Democrats in Washington have already cast their lot. A recent report from the Center for Immigration Studies shows that all net employment gains from 2000 to 2013 — a period of record legal immigration — went to immigrant workers, and yet the immigration plan championed by the White House and congressional Democrats would triple the number of immigrants given permanent legal status over the next decade, and it would double the annual flow of guest workers to compete for jobs in every sector of the U.S. economy. The Democrats’ plan delivers for international corporations, open-borders groups, and even workers now living in other countries — all at the expense of American workers.
So Republicans have a choice. They can either join the Democrats as the second political party in Washington advocating uncontrolled immigration, or they can offer the public a principled alternative and represent the American workers Democrats have jettisoned. Republicans can either help the White House enact an immigration plan that will hollow out the American middle class, or they can finally expose the truth about the White House plan and detail the enormous harm it will inflict.

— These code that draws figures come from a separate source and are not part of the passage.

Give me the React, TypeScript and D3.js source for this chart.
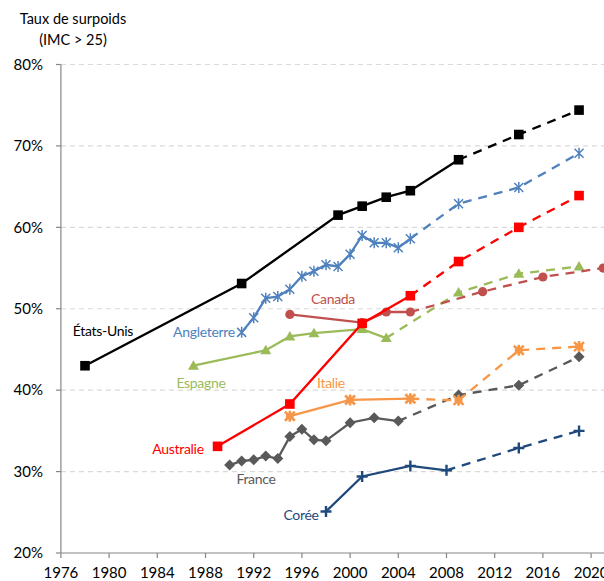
import React from "react";
import * as d3 from "d3";

const xTicks = [1976, 1980, 1984, 1988, 1992, 1996, 2000, 2004, 2008, 2012, 2016, 2020];
const yTicks = [20, 30, 40, 50, 60, 70, 80];

const usObsYears = [1978, 1991, 1999, 2001, 2003, 2005, 2009];
const usObsValues = [43.0, 53.1, 61.5, 62.6, 63.7, 64.5, 68.3];
const usProjYears = [2014, 2019];
const usProjValues = [71.4, 74.4];

const engObsYears = [1991, 1992, 1993, 1994, 1995, 1996, 1997, 1998, 1999, 2000, 2001, 2002, 2003, 2004, 2005];
const engObsValues = [47.1, 48.9, 51.3, 51.5, 52.4, 54.0, 54.6, 55.4, 55.2, 56.7, 59.0, 58.1, 58.1, 57.5, 58.6];
const engProjYears = [2009, 2014, 2019];
const engProjValues = [62.9, 64.9, 69.1];

const ausObsYears = [1989, 1995, 2001, 2005];
const ausObsValues = [33.1, 38.3, 48.2, 51.6];
const ausProjYears = [2009, 2014, 2019];
const ausProjValues = [55.8, 60.0, 63.9];

const canObsYears = [1995, 2001, 2003, 2005];
const canObsValues = [49.3, 48.3, 49.6, 49.6];
const canProjYears = [2011, 2016, 2021];
const canProjValues = [52.1, 53.9, 55.0];

const espObsYears = [1987, 1993, 1995, 1997, 2001, 2003];
const espObsValues = [43.0, 44.9, 46.6, 47.0, 47.5, 46.4];
const espProjYears = [2009, 2014, 2019];
const espProjValues = [52.0, 54.3, 55.2];

const itaObsYears = [1995, 2000, 2005];
const itaObsValues = [36.8, 38.8, 38.95];
const itaProjYears = [2009, 2014, 2019];
const itaProjValues = [38.75, 44.9, 45.35];

const fraObsYears = [1990, 1991, 1992, 1993, 1994, 1995, 1996, 1997, 1998, 2000, 2002, 2004];
const fraObsValues = [30.8, 31.3, 31.45, 31.9, 31.6, 34.3, 35.2, 33.9, 33.8, 36.0, 36.6, 36.2];
const fraProjYears = [2009, 2014, 2019];
const fraProjValues = [39.4, 40.6, 44.1];

const korObsYears = [1998, 2001, 2005, 2008];
const korObsValues = [25.1, 29.4, 30.7, 30.15];
const korProjYears = [2014, 2019];
const korProjValues = [32.9, 35.0];

type Marker = "square" | "asterisk" | "circle" | "triangle" | "star" | "diamond" | "plus";

const seriesList = [
  { name: "Espagne", color: "#9BBB59", marker: "triangle" as Marker, oy: espObsYears, ov: espObsValues, py: espProjYears, pv: espProjValues, lx: 201, ly: 383 },
  { name: "Canada", color: "#C0504D", marker: "circle" as Marker, oy: canObsYears, ov: canObsValues, py: canProjYears, pv: canProjValues, lx: 333, ly: 299 },
  { name: "Corée", color: "#1F497D", marker: "plus" as Marker, oy: korObsYears, ov: korObsValues, py: korProjYears, pv: korProjValues, lx: 301, ly: 515 },
  { name: "France", color: "#595959", marker: "diamond" as Marker, oy: fraObsYears, ov: fraObsValues, py: fraProjYears, pv: fraProjValues, lx: 256, ly: 479 },
  { name: "Italie", color: "#F79646", marker: "star" as Marker, oy: itaObsYears, ov: itaObsValues, py: itaProjYears, pv: itaProjValues, lx: 331, ly: 383 },
  { name: "Angleterre", color: "#4F81BD", marker: "asterisk" as Marker, oy: engObsYears, ov: engObsValues, py: engProjYears, pv: engProjValues, lx: 204, ly: 332 },
  { name: "Australie", color: "#FF0000", marker: "square" as Marker, oy: ausObsYears, ov: ausObsValues, py: ausProjYears, pv: ausProjValues, lx: 178, ly: 449 },
  { name: "États-Unis", color: "#000000", marker: "square" as Marker, oy: usObsYears, ov: usObsValues, py: usProjYears, pv: usProjValues, lx: 103, ly: 331, labelColor: "#000000" },
];

const W = 604;
const H = 581;
const x = d3.scaleLinear().domain([1976, 2020]).range([60.9, 591.1]);
const y = d3.scaleLinear().domain([20, 80]).range([553, 64.5]);

const line = d3
  .line<[number, number]>()
  .x((d) => x(d[0]))
  .y((d) => y(d[1]));

function MarkerShape({ type, cx, cy, color }: { type: Marker; cx: number; cy: number; color: string }) {
  const s = 4.8;
  switch (type) {
    case "square":
      return <rect x={cx - s} y={cy - s} width={2 * s} height={2 * s} fill={color} />;
    case "circle":
      return <circle cx={cx} cy={cy} r={4.6} fill={color} />;
    case "triangle":
      return <path d={`M${cx},${cy - 5.5}L${cx + 5.5},${cy + 4}L${cx - 5.5},${cy + 4}Z`} fill={color} />;
    case "diamond":
      return <path d={`M${cx},${cy - 5.5}L${cx + 5.5},${cy}L${cx},${cy + 5.5}L${cx - 5.5},${cy}Z`} fill={color} />;
    case "plus":
      return (
        <path d={`M${cx - 5.5},${cy}H${cx + 5.5}M${cx},${cy - 5.5}V${cy + 5.5}`} stroke={color} strokeWidth={2.4} fill="none" />
      );
    case "asterisk":
      return (
        <path
          d={`M${cx - 4.5},${cy - 4.5}L${cx + 4.5},${cy + 4.5}M${cx - 4.5},${cy + 4.5}L${cx + 4.5},${cy - 4.5}M${cx},${cy - 5.5}V${cy + 5.5}`}
          stroke={color}
          strokeWidth={1.5}
          fill="none"
        />
      );
    case "star":
      return (
        <path
          d={`M${cx - 5},${cy - 4.5}L${cx + 5},${cy + 4.5}M${cx - 5},${cy + 4.5}L${cx + 5},${cy - 4.5}M${cx},${cy - 5.5}V${cy + 5.5}M${cx - 4},${cy}H${cx + 4}`}
          stroke={color}
          strokeWidth={2.6}
          fill="none"
        />
      );
  }
  return null;
}

export default function App() {
  const font = "Lato, 'Open Sans', sans-serif";
  return (
    <svg width={W} height={H} style={{ position: "absolute", left: 0, top: 0, background: "#fff" }} fontFamily={font}>
      {/* gridlines */}
      {yTicks.filter((t) => t > 20).map((t) => (
        <line key={`g${t}`} x1={x(1976)} x2={W} y1={y(t)} y2={y(t)} stroke="#D9D9D9" strokeWidth={1.2} strokeDasharray="5,4" />
      ))}
      {/* axes */}
      <line x1={x(1976)} x2={x(1976)} y1={y(80)} y2={y(20)} stroke="#868686" strokeWidth={1.2} />
      <line x1={x(1976)} x2={W} y1={y(20)} y2={y(20)} stroke="#868686" strokeWidth={1.2} />
      {yTicks.map((t) => (
        <g key={`y${t}`}>
          <line x1={x(1976) - 5} x2={x(1976)} y1={y(t)} y2={y(t)} stroke="#868686" strokeWidth={1.2} />
          <text x={43} y={y(t)} dy="0.35em" textAnchor="end" fontSize={15} fill="#000">
            {`${t}%`}
          </text>
        </g>
      ))}
      {xTicks.map((t) => (
        <g key={`x${t}`}>
          <line x1={x(t)} x2={x(t)} y1={y(20)} y2={y(20) + 5} stroke="#868686" strokeWidth={1.2} />
          <text x={x(t)} y={578} textAnchor="middle" fontSize={15} fill="#000">
            {t}
          </text>
        </g>
      ))}
      <text x={73} y={24} textAnchor="middle" fontSize={14.5} fill="#000">
        Taux de surpoids
      </text>
      <text x={73} y={45} textAnchor="middle" fontSize={14.5} fill="#000">
        (IMC &gt; 25)
      </text>

      {seriesList.map((s) => {
        const obs: [number, number][] = s.oy.map((yr, i) => [yr, s.ov[i]]);
        const proj: [number, number][] = [obs[obs.length - 1], ...s.py.map((yr, i) => [yr, s.pv[i]] as [number, number])];
        return (
          <g key={s.name}>
            <path d={line(obs) || ""} fill="none" stroke={s.color} strokeWidth={2.3} />
            <path d={line(proj) || ""} fill="none" stroke={s.color} strokeWidth={2.3} strokeDasharray="9,7" />
            {[...obs, ...proj.slice(1)].map((p, i) => (
              <MarkerShape key={i} type={s.marker} cx={x(p[0])} cy={y(p[1])} color={s.color} />
            ))}
          </g>
        );
      })}
      {seriesList.map((s) => (
        <text key={`l${s.name}`} x={s.lx} y={s.ly} dy="0.35em" textAnchor="middle" fontSize={14} fill={s.color} letterSpacing={-0.3}>
          {s.name}
        </text>
      ))}
    </svg>
  );
}
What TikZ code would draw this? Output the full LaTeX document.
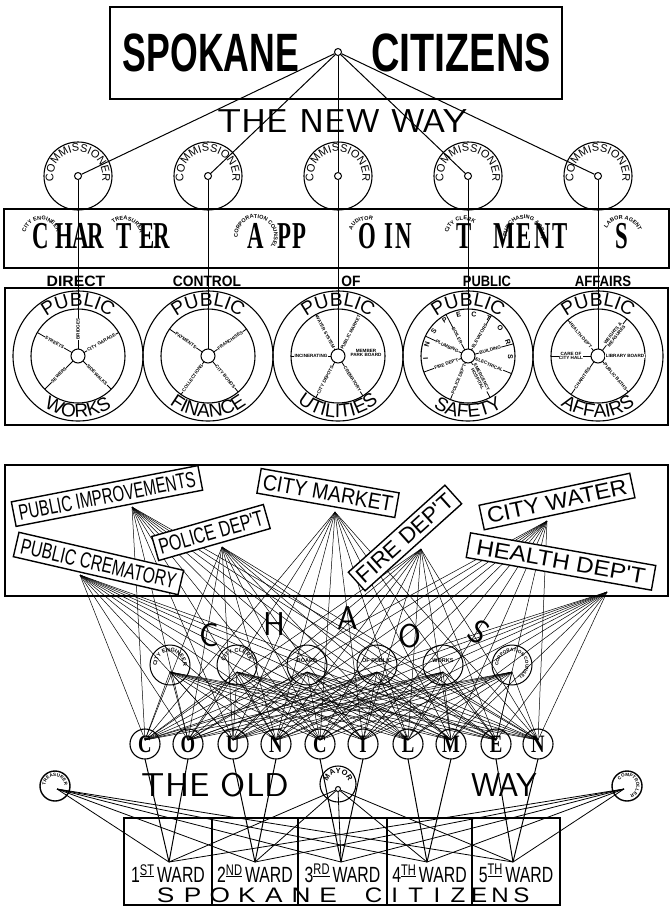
\documentclass[tikz,border=0pt]{standalone}
\usepackage{fontspec}
\usepackage{graphicx}
\newfontfamily\lsans{Liberation Sans}
\newfontfamily\lserif{Liberation Serif}
\usetikzlibrary{decorations.text}
\newcommand\fComm{\lsans\fontsize{11}{11}\selectfont}
\newcommand\fTiny{\lsans\bfseries\fontsize{5.5}{5.5}\selectfont}
\newcommand\fTinier{\lsans\bfseries\fontsize{4.6}{4.6}\selectfont}
\newcommand\fRing{\lsans\fontsize{19}{19}\selectfont}
\newcommand\fInsp{\lsans\bfseries\fontsize{7}{7}\selectfont}
\newcommand\fMay{\lsans\bfseries\fontsize{7.5}{7.5}\selectfont}
\newcommand\arctext[6]{\path[decorate,decoration={text along path,text align=center,text={|#5|#6}}] (#1) ++(#3:#2) arc[start angle=#3,end angle=#4,radius=#2];}
\newcommand\spk[4]{\draw[spoke] ([shift={(#2:7)}]#1,-356) -- ([shift={(#2:47)}]#1,-356) node[spklab,sloped,pos=#4] {#3};}
\begin{document}
\begin{tikzpicture}[x=1pt,y=1pt,
 frame/.style={draw,line width=1.7pt,inner sep=0pt},
 ring/.style={draw,circle,inner sep=0pt,line width=1.1pt},
 hubc/.style={draw,circle,fill=white,inner sep=0pt,line width=1pt},
 conn/.style={line width=1pt},
 web/.style={line width=0.5pt},
 spoke/.style={line width=0.8pt},
 spklab/.style={font=\fTinier,fill=white,inner sep=0.3pt,align=center},
 dept/.style={draw,fill=white,line width=1.4pt,inner sep=0pt,minimum height=25pt,font=\lsans\fontsize{22}{22}\selectfont},
 bigl/.style={inner sep=0pt,font=\lserif\bfseries\fontsize{38}{38}\selectfont},
 ltext/.style={inner sep=0pt,font=\sffamily\fontsize{33}{33}\selectfont},
 coun/.style={draw,circle,inner sep=0pt,minimum size=30pt,line width=1.1pt},
 counl/.style={inner sep=0pt,font=\lserif\bfseries\fontsize{25}{25}\selectfont},
 wardt/.style={inner sep=0pt,font=\lsans\fontsize{22}{22}\selectfont},
 botl/.style={inner sep=0pt,font=\lsans\fontsize{21}{21}\selectfont},
 dirt/.style={inner sep=0pt,font=\lsans\bfseries\fontsize{15}{15}\selectfont}
]
\fill[white] (0,0) rectangle (670,-908);
\useasboundingbox (0,0) rectangle (670,-908);

% ================= THE NEW WAY =================
\node[frame,minimum width=452pt,minimum height=92pt] (topbox) at (336,-53) {};
\node[inner sep=0pt,font=\lsans\bfseries\fontsize{54}{54}\selectfont] (spokT) at (211,-52.5) {\scalebox{0.66}[1]{SPOKANE}};
\node[inner sep=0pt,font=\lsans\bfseries\fontsize{54}{54}\selectfont] (citT) at (461,-52.5) {\scalebox{0.73}[1]{CITIZENS}};
\node[hubc,minimum size=7pt] (tophub) at (338,-52) {};
\node[ltext] (newway) at (342,-121) {\scalebox{1.15}[1]{THE NEW WAY}};

\foreach \i/\x in {1/78,2/208,3/338,4/468,5/598}{
  \node[ring,minimum size=68pt] (comm\i) at (\x,-176) {};
  \node[hubc,minimum size=7pt] (ch\i) at (\x,-176) {};
  \arctext{\x,-176}{24.5}{218}{-38}{\fComm}{COMMISSIONER}
  \node[hubc,minimum size=14pt] (wh\i) at (\x,-356) {};
}
\foreach \i in {1,...,5}{
  \draw[conn] (tophub) -- (ch\i);
  \draw[conn] (ch\i) -- (wh\i);
}

% charter appointments
\node[frame,minimum width=665pt,minimum height=59pt] (charter) at (336.5,-238.5) {};
\foreach \l/\x [count=\n] in {C/41,H/64,A/81,R/96,T/124,E/147,R/162,A/256,P/284,P/299,O/367,I/389,N/404,T/464,M/504,E/524,N/543,T/560,S/622}
  \node[bigl] (cl\n) at (\x,-236) {\scalebox{0.6}[1]{\l}};
\arctext{41,-236}{16}{225}{-45}{\fTiny}{CITY ENGINEER}
\arctext{124,-236}{16}{200}{-60}{\fTiny}{TREASURER}
\arctext{256,-236}{18}{235}{-85}{\fTiny}{CORPORATION COUNSEL}
\arctext{367,-236}{16}{190}{40}{\fTiny}{AUDITOR}
\arctext{464,-236}{16}{200}{20}{\fTiny}{CITY CLERK}
\arctext{524,-236}{17}{235}{-65}{\fTiny}{PURCHASING AGENT}
\arctext{622,-236}{17}{200}{-30}{\fTiny}{LABOR AGENT}

\node[dirt] (dr1) at (76,-281) {\scalebox{1.05}[1]{DIRECT}};
\node[dirt] (dr2) at (207,-281) {\scalebox{0.92}[1]{CONTROL}};
\node[dirt] (dr3) at (351,-281) {\scalebox{0.92}[1]{OF}};
\node[dirt] (dr4) at (487,-281) {\scalebox{0.86}[1]{PUBLIC}};
\node[dirt] (dr5) at (603,-281) {\scalebox{0.88}[1]{AFFAIRS}};

% wheels
\node[frame,minimum width=663pt,minimum height=137pt] (wheelbox) at (336.5,-356.5) {};
\foreach \i/\x in {1/78,2/208,3/338,4/468,5/598}{
  \node[ring,minimum size=130pt] (wo\i) at (\x,-356) {};
  \node[ring,minimum size=94pt] (wi\i) at (\x,-356) {};
  \arctext{\x,-356}{50}{150}{30}{\fRing}{PUBLIC}
}
\arctext{78,-356}{61.5}{205}{335}{\fRing}{WORKS}
\arctext{208,-356}{61.5}{205}{335}{\fRing}{FINANCE}
\arctext{338,-356}{61.5}{205}{335}{\fRing}{UTILITIES}
\arctext{468,-356}{61.5}{205}{335}{\fRing}{SAFETY}
\arctext{598,-356}{61.5}{205}{335}{\fRing}{AFFAIRS}

\spk{78}{90}{BRIDGES}{0.5}
\spk{78}{150}{STREETS}{0.5}
\spk{78}{30}{CITY GARAGE}{0.5}
\spk{78}{225}{SEWERS}{0.5}
\spk{78}{-45}{SIDEWALKS}{0.5}

\spk{208}{145}{PAYMENTS}{0.5}
\spk{208}{35}{FRANCHISES}{0.5}
\spk{208}{235}{COLLECTIONS}{0.5}
\spk{208}{-50}{CITY BONDS}{0.5}

\spk{338}{118}{WATER SYSTEM}{0.5}
\spk{338}{62}{PUBLIC MARKET}{0.5}
\spk{338}{180}{INCINERATING}{0.5}
\spk{338}{242}{CITY DEPOTS}{0.5}
\spk{338}{-58}{CREMATORY}{0.5}
\node[spklab,fill=none] (park) at (366,-353) {MEMBER\\PARK BOARD};

\spk{468}{118}{BOILER}{0.4}
\spk{468}{155}{PLUMBING}{0.4}
\spk{468}{200}{FIRE DEP'T}{0.4}
\spk{468}{248}{POLICE DEP'T}{0.45}
\spk{468}{-62}{EMERGENCY\\HOSPITAL}{0.45}
\spk{468}{-22}{ELECTRICAL}{0.4}
\spk{468}{15}{BUILDING}{0.4}
\spk{468}{60}{ELEVATORS}{0.4}
\path[decorate,decoration={text along path,text align=fit to path,text={|\fInsp|I N S P E C T O R S}}] (468,-356) ++(185:40) arc[start angle=185,end angle=-5,radius=40];

\spk{598}{130}{HEALTH DEP'T}{0.5}
\spk{598}{180}{CARE OF\\CITY HALL}{0.5}
\spk{598}{235}{CHARITIES}{0.5}
\spk{598}{-50}{PUBLIC BATHS}{0.5}
\spk{598}{0}{LIBRARY BOARD}{0.5}
\spk{598}{52}{WEIGHTS \&\\MEASURES}{0.5}

% ================= THE OLD WAY =================
\node[frame,minimum width=663pt,minimum height=131pt] (lowbox) at (336.5,-530.5) {};
\coordinate (d1) at (132,-507);
\coordinate (d2) at (335,-512);
\coordinate (d3) at (547,-521);
\coordinate (d4) at (222,-547);
\coordinate (d5) at (80,-575);
\coordinate (d6) at (421,-549);
\coordinate (d7) at (607,-592);
\foreach \i/\x in {1/170,2/237,3/307,4/377,5/443,6/512}{
  \node[ring,minimum size=40pt,line width=1pt] (ca\i) at (\x,-665) {};
  \coordinate (h\i) at (\x,-672);
}
\foreach \l/\x [count=\i] in {C/145,O/188,U/233,N/276,C/320,I/363,L/408,M/451,E/496,N/538}{
  \coordinate (k\i) at (\x,-740);
  \coordinate (kb\i) at (\x,-759);
}
\foreach \d in {1,...,7}{\foreach \k in {1,...,10}{\draw[web] (d\d) -- (k\k);}}
\foreach \h in {1,...,6}{\foreach \k in {1,...,10}{\draw[web] (h\h) -- (k\k);}}

\foreach \l/\x [count=\i] in {C/145,O/188,U/233,N/276,C/320,I/363,L/408,M/451,E/496,N/538}{
  \node[coun] (cm\i) at (\x,-744) {};
  \node[counl] (cml\i) at (\x,-744) {\scalebox{0.75}[1]{\l}};
}

\node[dept,minimum width=190pt,rotate=11] (pi) at (107,-496) {\scalebox{0.68}[1]{PUBLIC IMPROVEMENTS}};
\node[dept,minimum width=140pt,rotate=-10] (cmk) at (328,-493) {\scalebox{0.89}[1]{CITY MARKET}};
\node[dept,minimum width=154pt,rotate=12] (cw) at (557,-501.5) {\scalebox{1.07}[1]{CITY WATER}};
\node[dept,minimum width=116pt,rotate=16] (pol) at (211,-532.5) {\scalebox{0.72}[1]{POLICE DEP'T}};
\node[dept,minimum width=169pt,rotate=-13] (cre) at (98.5,-563.5) {\scalebox{0.71}[1]{PUBLIC CREMATORY}};
\node[dept,minimum width=130pt,rotate=42] (fir) at (405,-538) {\scalebox{1.02}[1]{FIRE DEP'T}};
\node[dept,minimum width=188pt,rotate=-10] (hea) at (561,-561.5) {\scalebox{1.11}[1]{HEALTH DEP'T}};

% chaos
\node[ltext] (chC) at (209,-635) {C};
\node[ltext] (chH) at (274,-624) {H};
\node[ltext] (chA) at (348,-618) {A};
\node[ltext] (chO) at (410,-636) {O};
\node[ltext,rotate=-35] (chS) at (479,-632) {S};
\arctext{170,-665}{13}{215}{-35}{\fTiny}{CITY ENGINEER}
\arctext{237,-665}{13}{200}{-20}{\fTiny}{CITY CLERK}
\node[inner sep=0pt,font=\fTiny] (cb3) at (307,-661) {BOARD};
\node[inner sep=0pt,font=\fTiny] (cb4) at (377,-661) {OF PUBLIC};
\node[inner sep=0pt,font=\fTiny] (cb5) at (443,-661) {WORKS};
\arctext{512,-665}{13.5}{200}{-80}{\fTinier}{CORPORATION COUNSEL}

% mayor, treasurer, comptroller
\node[ring,minimum size=36pt] (mayor) at (338,-784) {};
\arctext{338,-784}{10.5}{175}{5}{\fMay}{MAYOR}
\node[hubc,minimum size=5pt] (mh) at (338,-789) {};
\node[ring,minimum size=30pt,line width=1.4pt] (treas) at (55,-786) {};
\arctext{55,-786}{9.5}{200}{-20}{\fTinier}{TREASURER}
\coordinate (tr) at (57,-789);
\node[ring,minimum size=30pt,line width=1.4pt] (compt) at (627,-786) {};
\arctext{627,-786}{9.5}{170}{-100}{\fTinier}{COMPTROLLER}
\coordinate (cp) at (624,-789);

\node[ltext] (old1) at (215.5,-785) {\scalebox{1.1}[1]{THE OLD}};
\node[ltext] (old2) at (504.5,-785) {WAY};

% wards
\foreach \i/\x in {1/169,2/255,3/341,4/427,5/513} \coordinate (w\i) at (\x,-862);
\draw[conn] (kb1) -- (w1); \draw[conn] (kb2) -- (w1);
\draw[conn] (kb3) -- (w2); \draw[conn] (kb4) -- (w2);
\draw[conn] (kb5) -- (w3); \draw[conn] (kb6) -- (w3);
\draw[conn] (kb7) -- (w4); \draw[conn] (kb8) -- (w4);
\draw[conn] (kb9) -- (w5); \draw[conn] (kb10) -- (w5);
\foreach \w in {1,...,5}{
  \draw[line width=0.8pt] (mh) -- (w\w);
  \draw[line width=0.8pt] (tr) -- (w\w);
  \draw[line width=0.8pt] (cp) -- (w\w);
}
\node[frame,minimum width=436pt,minimum height=87pt] (wardbox) at (342,-861.5) {};
\foreach \x in {212,298,387,472} \draw[line width=1.3pt] (\x,-818) -- (\x,-905);
\foreach \t/\s/\x [count=\n] in {1/ST/168,2/ND/255,3/RD/342.5,4/TH/429.5,5/TH/516}
  \node[wardt] (wt\n) at (\x,-873.5) {\scalebox{0.72}[1]{\t\textsuperscript{\underline{\s}}\,WARD}};
\foreach \l [count=\n] in {S,P,O,K,A,N,E}
  \node[botl] (bs\n) at ({165.6+27.1*(\n-1)},-895) {\scalebox{1.25}[1]{\l}};
\foreach \l [count=\n] in {C,I,T,I,Z,E,N,S}
  \node[botl] (bc\n) at ({373.6+21.1*(\n-1)},-895) {\scalebox{1.15}[1]{\l}};
\end{tikzpicture}
\end{document}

Republicans could then illustrate how, on every policy front, the Left embraces an agenda that benefits only the fortunate few. Their agenda includes: energy restrictions that destroy jobs and drive up costs; maze-like administrative rules that only the largest companies can navigate; nationalized health care that shrinks the work force; Federal Reserve stimulus, which helps big firms at the expense of small savers; taxes and regulation that close plants and send work overseas; massive spending that makes Washington a boomtown while impoverishing the nation; bureaucratic interference in schools and homes; intrusive government; a surging welfare state; endless deficits; and an increasingly open-borders immigration plan. Each of these policies directly harms working Americans. Each of these policies serves the political interests of Democrats while entailing lower pay, fewer hours, and higher unemployment for dedicated American workers.
Wherever the policies of the Left have been faithfully implemented, as in Detroit, human tragedy has followed. The future offered by the Left — a shrinking work force struggling to fund a growing welfare state — is not only unsustainable but uncompassionate. Compassion demands that we spare no effort in helping millions now jobless to realize the dream of financial independence. This is the urgent economic task of the 21st century.
Too often, Republicans have offered a passive reply to the Left’s refrain that the GOP does not care for those in need. The usual GOP responses — that the Left is engaged in “class warfare,” or is not presenting “credible solutions,” or is “kicking the can down the road” — fail to rebut the underlying slander. Instead, Republicans should hold the Left accountable for the social and moral harm its policies have inflicted on every community that has suffered for decades under its disastrous policy regime.
The GOP cannot win a bidding war with Democrats, carried from election cycle to election cycle in perpetuity, about who is willing to embrace the most generous amnesty and the most expansive immigration policy. Moreover, polling shows that by a margin of two to one Americans wish to see immigration curbed, and that by a margin of three to one those earning under $30,000 — the very group the GOP is hemorrhaging — favor a reduction over an increase.